By 2016, Earnshaw had improved NC State to 6-8 in the league. It then went 7-7 the next two years before breaking through with an 11-3 campaign in 2019, when it reached the Sweet 16 for the first time in Pack history. Last year, Earnshew's team was 18-3 overall and 5-1 in the ACC when the year was canceled.

This year, NC State is 18-5, including going 10-3 in the league. It is back into the Sweet 16, and Sunday represents a great opportunity to get into the quarterfinals for the first time ever. The sixth-ranked Pack will compete against No. 35 Southern Cal in Lake Nona, Fla.

The winner of that match will face the victor between Georgia and Virginia. NC State defeated No. 13 UVa on April 11, 4-3.

2. Men’s golf prepares for NCAA action. The Pack is the No. 2 seed in the 13-team Kingston Springs Regional on May 17-19, and NC State will aim to be one of the top five finishers to advance to the NCAA Championships.

The track record this season would suggest that the Pack should be considered a strong favorite to accomplish that. In eight tournaments, all featuring at least 12 teams, NC State never finished worse than fifth, winning four of them. That tied for the fourth most team wins in a single season in program history.

NC State has only advanced to the NCAA Championships twice in since 2006 — 2011 and 2018. The Pack’s best finish there is eighth, done in 1982 and 1995.

1. Baseball can go a long way to securing a NCAA Championship at-large berth.

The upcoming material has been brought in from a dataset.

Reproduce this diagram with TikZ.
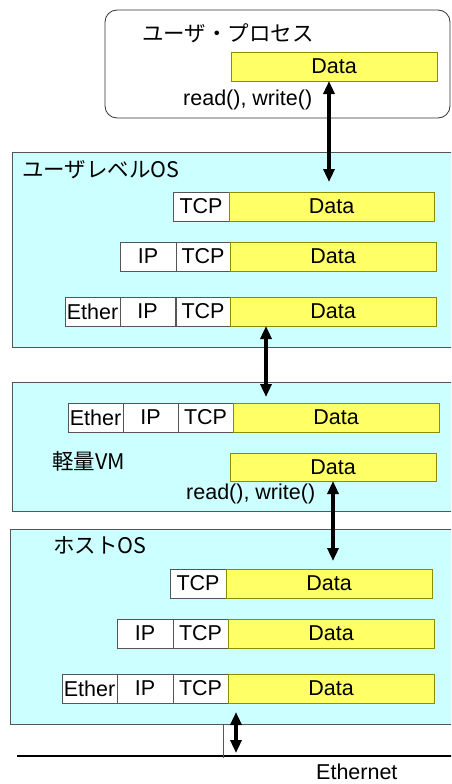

Based on how the mock fields look going into the weekend, NC State is safely in the NCAA Tournament at the moment, but this weekend represents the first of two golden opportunities to go a long way to erasing any doubt.

Pittsburgh has been a bit of a surprise in the ACC, and at the moment it is positioned to host a regional. Then NC State will host streaky but dangerous Florida State, another team that is probably safely in the field. The Noles are a hot team, having won its last three ACC series, including at Georgia Tech and at ACC-leading Notre Dame.

Conventional wisdom would suggest that if NC State wins at least one of the two series and avoids a sweep in the other, it has nothing to worry in terms of at large prospects entering the ACC Tournament.